**Given request:** Search the entries for the word "this" and pull out each line that has it.

**Input material:**
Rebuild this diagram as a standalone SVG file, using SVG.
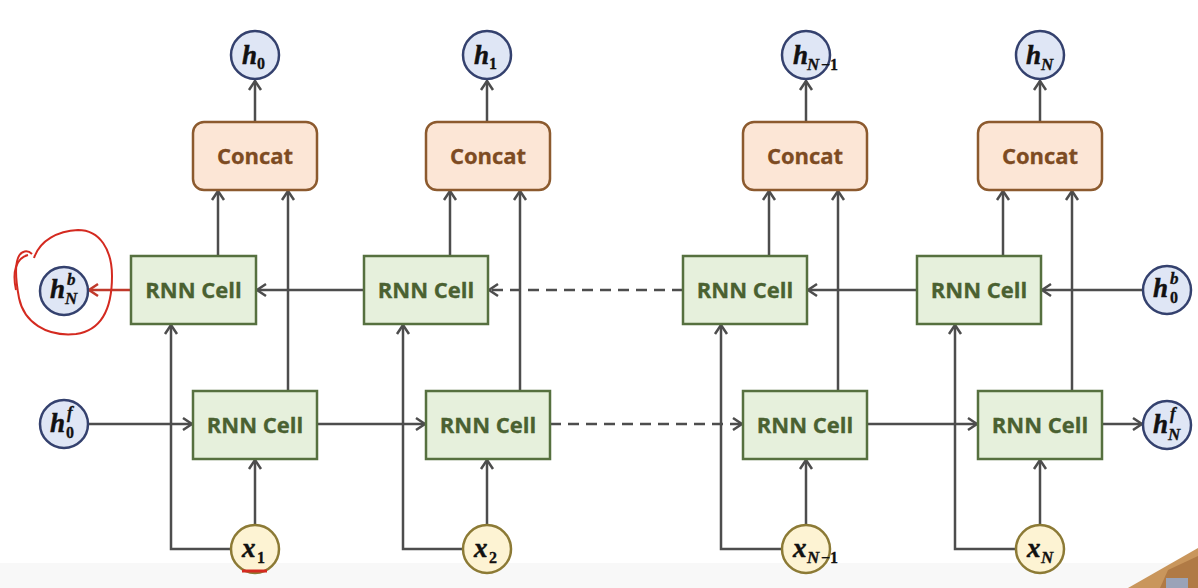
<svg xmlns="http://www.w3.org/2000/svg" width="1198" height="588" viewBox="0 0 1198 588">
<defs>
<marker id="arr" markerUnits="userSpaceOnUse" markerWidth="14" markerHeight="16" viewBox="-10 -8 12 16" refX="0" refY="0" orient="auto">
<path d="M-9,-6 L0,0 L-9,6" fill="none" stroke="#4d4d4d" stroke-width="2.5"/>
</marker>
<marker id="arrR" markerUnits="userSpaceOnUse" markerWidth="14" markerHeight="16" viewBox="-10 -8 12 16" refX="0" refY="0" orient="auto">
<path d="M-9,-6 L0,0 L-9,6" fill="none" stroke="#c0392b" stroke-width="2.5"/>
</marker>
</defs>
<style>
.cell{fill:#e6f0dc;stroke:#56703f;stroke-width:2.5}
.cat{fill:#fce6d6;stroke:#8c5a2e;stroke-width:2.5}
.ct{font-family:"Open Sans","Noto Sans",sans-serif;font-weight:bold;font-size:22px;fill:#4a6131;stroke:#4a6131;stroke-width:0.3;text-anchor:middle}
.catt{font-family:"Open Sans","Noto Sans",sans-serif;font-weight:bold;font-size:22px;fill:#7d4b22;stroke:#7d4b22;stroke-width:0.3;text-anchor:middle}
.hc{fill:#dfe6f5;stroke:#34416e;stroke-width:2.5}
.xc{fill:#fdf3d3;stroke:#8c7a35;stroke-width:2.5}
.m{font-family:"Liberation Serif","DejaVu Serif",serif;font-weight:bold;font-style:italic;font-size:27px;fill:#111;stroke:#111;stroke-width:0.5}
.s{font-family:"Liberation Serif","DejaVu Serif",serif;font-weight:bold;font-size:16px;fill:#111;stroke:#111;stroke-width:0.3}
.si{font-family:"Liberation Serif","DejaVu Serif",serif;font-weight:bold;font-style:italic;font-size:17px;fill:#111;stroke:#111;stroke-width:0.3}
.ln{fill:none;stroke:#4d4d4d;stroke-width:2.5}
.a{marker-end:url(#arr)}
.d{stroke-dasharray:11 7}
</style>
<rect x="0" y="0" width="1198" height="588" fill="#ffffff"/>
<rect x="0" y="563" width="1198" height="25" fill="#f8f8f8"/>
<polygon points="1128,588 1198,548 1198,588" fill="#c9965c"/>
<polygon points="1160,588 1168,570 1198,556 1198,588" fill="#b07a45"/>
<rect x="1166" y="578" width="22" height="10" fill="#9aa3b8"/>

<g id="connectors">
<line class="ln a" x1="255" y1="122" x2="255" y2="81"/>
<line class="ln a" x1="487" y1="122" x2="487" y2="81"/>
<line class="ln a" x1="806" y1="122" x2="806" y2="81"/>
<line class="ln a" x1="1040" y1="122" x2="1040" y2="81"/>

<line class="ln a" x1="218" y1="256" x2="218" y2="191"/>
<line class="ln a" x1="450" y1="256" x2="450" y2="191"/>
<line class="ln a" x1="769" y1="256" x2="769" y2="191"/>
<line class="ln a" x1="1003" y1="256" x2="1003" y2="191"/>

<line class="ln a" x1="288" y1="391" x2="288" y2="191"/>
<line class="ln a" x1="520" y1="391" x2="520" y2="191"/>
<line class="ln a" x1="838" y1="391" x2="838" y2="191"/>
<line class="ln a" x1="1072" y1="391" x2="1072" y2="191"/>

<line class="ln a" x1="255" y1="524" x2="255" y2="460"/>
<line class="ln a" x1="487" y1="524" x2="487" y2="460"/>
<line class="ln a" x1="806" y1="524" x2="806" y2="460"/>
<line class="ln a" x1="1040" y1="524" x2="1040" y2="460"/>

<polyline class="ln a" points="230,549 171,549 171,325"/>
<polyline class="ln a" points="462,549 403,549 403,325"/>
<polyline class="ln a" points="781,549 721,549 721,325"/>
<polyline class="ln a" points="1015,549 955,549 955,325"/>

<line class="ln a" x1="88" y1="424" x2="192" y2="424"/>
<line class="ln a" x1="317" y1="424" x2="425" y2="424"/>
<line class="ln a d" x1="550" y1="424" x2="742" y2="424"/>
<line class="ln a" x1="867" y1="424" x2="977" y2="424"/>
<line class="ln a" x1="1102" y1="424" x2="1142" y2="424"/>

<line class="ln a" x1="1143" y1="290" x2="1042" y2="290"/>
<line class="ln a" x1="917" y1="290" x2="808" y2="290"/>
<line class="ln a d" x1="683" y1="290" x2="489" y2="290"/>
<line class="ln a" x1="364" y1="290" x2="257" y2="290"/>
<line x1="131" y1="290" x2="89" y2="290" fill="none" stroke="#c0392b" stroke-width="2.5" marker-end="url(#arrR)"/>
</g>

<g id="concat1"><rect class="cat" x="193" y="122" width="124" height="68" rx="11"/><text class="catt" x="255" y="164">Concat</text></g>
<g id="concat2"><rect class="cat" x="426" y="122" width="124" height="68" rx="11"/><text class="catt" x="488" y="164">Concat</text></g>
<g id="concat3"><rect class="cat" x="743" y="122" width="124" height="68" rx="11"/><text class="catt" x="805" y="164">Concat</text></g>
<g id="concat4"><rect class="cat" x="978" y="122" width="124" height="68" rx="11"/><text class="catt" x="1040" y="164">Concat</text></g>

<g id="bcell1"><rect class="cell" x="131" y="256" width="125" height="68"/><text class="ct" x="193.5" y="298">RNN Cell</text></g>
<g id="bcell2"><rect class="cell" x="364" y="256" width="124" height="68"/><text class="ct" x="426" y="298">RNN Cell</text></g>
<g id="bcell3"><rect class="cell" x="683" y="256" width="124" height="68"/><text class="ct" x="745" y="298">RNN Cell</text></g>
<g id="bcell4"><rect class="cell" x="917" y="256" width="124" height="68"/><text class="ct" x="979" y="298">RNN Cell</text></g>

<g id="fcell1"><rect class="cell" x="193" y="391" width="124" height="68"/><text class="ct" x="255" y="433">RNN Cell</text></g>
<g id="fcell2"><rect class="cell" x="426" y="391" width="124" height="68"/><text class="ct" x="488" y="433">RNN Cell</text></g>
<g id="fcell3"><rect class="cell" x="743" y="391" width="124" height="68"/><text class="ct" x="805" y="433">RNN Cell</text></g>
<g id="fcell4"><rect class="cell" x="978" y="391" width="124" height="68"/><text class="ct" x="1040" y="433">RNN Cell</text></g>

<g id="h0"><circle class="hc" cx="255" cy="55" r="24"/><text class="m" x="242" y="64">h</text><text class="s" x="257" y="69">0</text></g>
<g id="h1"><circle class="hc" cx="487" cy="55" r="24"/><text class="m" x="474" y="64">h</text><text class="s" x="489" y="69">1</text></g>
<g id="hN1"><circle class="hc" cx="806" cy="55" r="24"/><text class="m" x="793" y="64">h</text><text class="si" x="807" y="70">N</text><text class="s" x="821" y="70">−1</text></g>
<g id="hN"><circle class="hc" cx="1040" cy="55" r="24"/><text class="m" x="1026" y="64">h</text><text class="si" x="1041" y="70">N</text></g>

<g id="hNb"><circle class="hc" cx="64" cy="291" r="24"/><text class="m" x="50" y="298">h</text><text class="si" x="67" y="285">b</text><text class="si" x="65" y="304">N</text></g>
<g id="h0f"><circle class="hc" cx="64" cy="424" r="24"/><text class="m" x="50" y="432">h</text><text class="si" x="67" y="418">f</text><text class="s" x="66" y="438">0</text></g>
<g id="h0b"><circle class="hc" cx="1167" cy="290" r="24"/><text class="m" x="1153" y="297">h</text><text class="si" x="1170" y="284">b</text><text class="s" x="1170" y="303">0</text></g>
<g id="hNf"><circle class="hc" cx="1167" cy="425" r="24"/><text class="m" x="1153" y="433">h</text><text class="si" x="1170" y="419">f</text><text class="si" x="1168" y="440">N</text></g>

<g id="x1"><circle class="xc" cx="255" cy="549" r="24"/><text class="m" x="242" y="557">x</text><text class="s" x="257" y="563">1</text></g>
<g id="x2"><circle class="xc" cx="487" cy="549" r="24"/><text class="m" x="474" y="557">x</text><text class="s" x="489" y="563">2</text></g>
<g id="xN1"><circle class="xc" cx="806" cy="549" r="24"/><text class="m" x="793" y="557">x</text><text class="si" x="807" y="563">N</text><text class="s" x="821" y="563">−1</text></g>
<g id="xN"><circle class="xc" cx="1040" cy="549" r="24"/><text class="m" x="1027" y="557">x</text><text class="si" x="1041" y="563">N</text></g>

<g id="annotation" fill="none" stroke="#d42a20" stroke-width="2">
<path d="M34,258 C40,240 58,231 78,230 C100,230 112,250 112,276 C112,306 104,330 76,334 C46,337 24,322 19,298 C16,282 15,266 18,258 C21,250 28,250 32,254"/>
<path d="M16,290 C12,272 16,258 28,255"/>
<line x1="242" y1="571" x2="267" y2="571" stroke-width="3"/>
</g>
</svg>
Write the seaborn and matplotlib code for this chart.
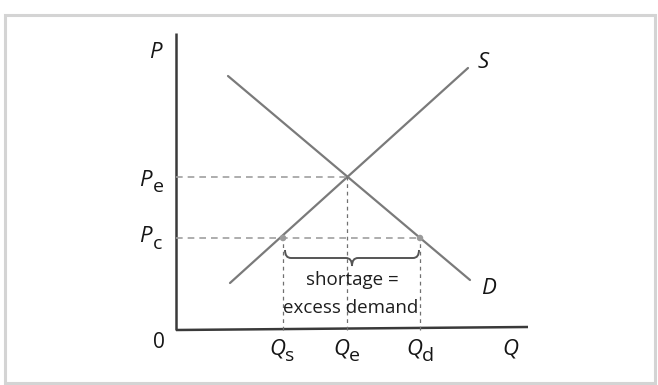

**Exercise answer:**
Rebuild this diagram as a standalone SVG file, using SVG.
Write the seaborn and matplotlib code for this chart.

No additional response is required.